THE EDITED PRESS RELEASE: “Recorded in the spring of 1969 before a raucous sold-out audience, this captivating L.A. Forum show by original Jimi Hendrix Experience lineup (singer/guitarist Jimi Hendrix, drummer Mitch Mitchell and bassist Noel Redding) has never before been released in its entirety. This album comes out in time for the 80th anniversary of Hendrix’s birth on Nov 27.
Following the massive success of The Jimi Hendrix Experience’s 1967-’68 studio album trifecta (Are You Experienced, Axis: Bold as Love, Electric Ladyland), the trio had developed into the most popular international touring attraction in rock music. This widescale public interest coincided with the construction of new arenas for sporting events, among them the Forum in Inglewood. Designed by famed architect Charles Luckman (who also designed New York’s rebuilt Madison Square Garden), this multi-purpose venue opened in 1967 as the home of the Los Angeles Kings hockey team and Los Angeles Lakers basketball team, but also began to serve as a music venue. Among the earliest concerts held there was Aretha Franklin in January 1968 and the Cream farewell tour with opening act Deep Purple in October of that year. The Jimi Hendrix Experience were booked to perform on April 26, 1969 with opening acts Chicago Transit Authority (soon to be renamed Chicago) and Cat Mother & The All Night Newsboys, the latter of whom shared management with the headliners. Floor seats cost $6.50 ($51.20 adjusted for inflation).
By the time The Jimi Hendrix Experience took the stage to blaze through a spirited set, live concert sound had drastically improved from the time of The Beatles’ baseball stadium tours, but crowd control was still a major concern. Between songs, Jimi pleaded with audience members to stop rushing the stage.

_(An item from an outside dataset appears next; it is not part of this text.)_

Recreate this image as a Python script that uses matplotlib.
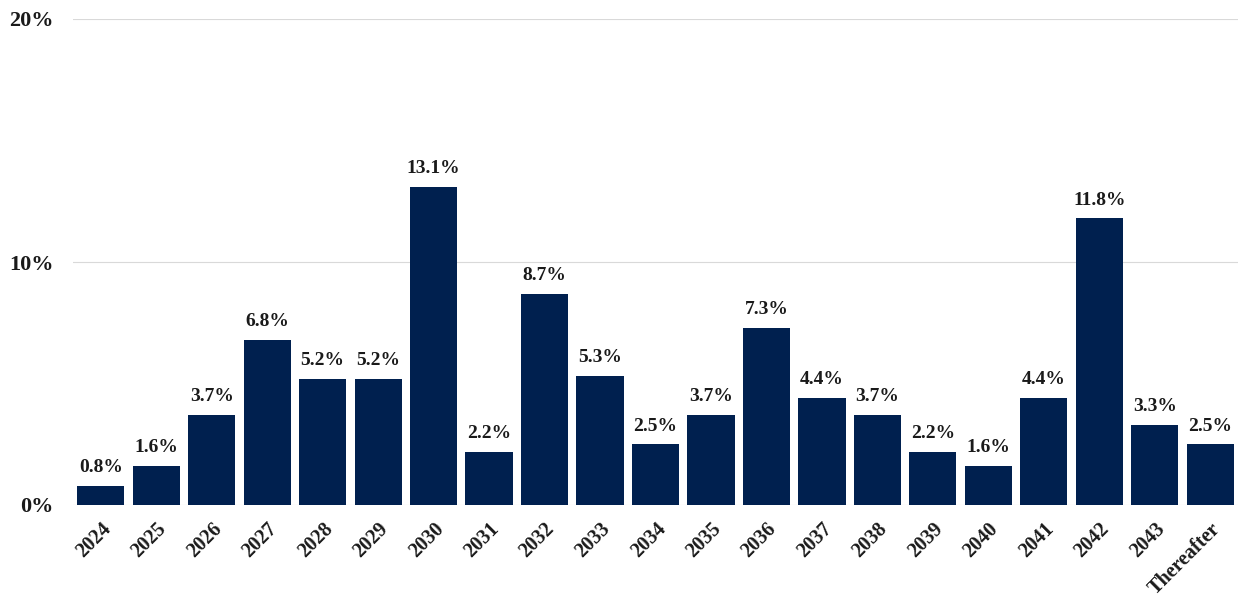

A heavy police presence is felt; lyrics for their hit Purple Haze are altered (“‘Scuse me while I kiss that policeman!”) and Jimi dedicates Spanish Castle Magic to “the plainclothes police out there and other goofballs.” Hendrix treated each performance as a unique event. He never relied on a standard set list comprised only of his biggest commercial hits. This approach was on full display at the Forum performance, blending more familiar tunes such as Foxey Lady with I Don’t Live Today from Are You Experienced and his signature blues original Red House (“Everybody want to know what America’s soul is; everybody think it’s Motown … America’s soul is something more like this here”) which had still not yet been released in the U.S. at this time.
Furthermore, the group opened their set with a cover of Tax Free — an obscure 1967 instrumental by Swedish duo Hansson & Karlsson, with whom the Experience had shared bills in Stockholm. Another unique highlight was an early reimagining of The Star Spangled Banner, which Jimi would canonize four months later at Woodstock. “Here’s a song we was all brainwashed with,” Jimi trenchantly declares, at a time when the nation was in a state of great political unrest. The group closed their performance with a unique, extraordinary medley of Voodoo Child (Slight Return) and Cream’s Sunshine Of Your Love. The song was an Experience favorite and a perfect live vehicle for the trio’s unparalleled improvisational skill.
The show was recorded by Wally Heider and Bill Halverson and recently remixed by longtime Hendrix producer/engineer Eddie Kramer for maximum audio fidelity. It was produced by Janie Hendrix (CEO of Experience Hendrix and the sister of Jimi Hendrix), Kramer and John McDermott, who manages the Hendrix catalog. The package’s liner notes are by former L.A. Times staff writer/critic Randy Lewis, with a preface by ZZ Top’s Billy Gibbons, who attended the show, having toured with the Experience as part of The Moving Sidewalks, his pre-ZZ band.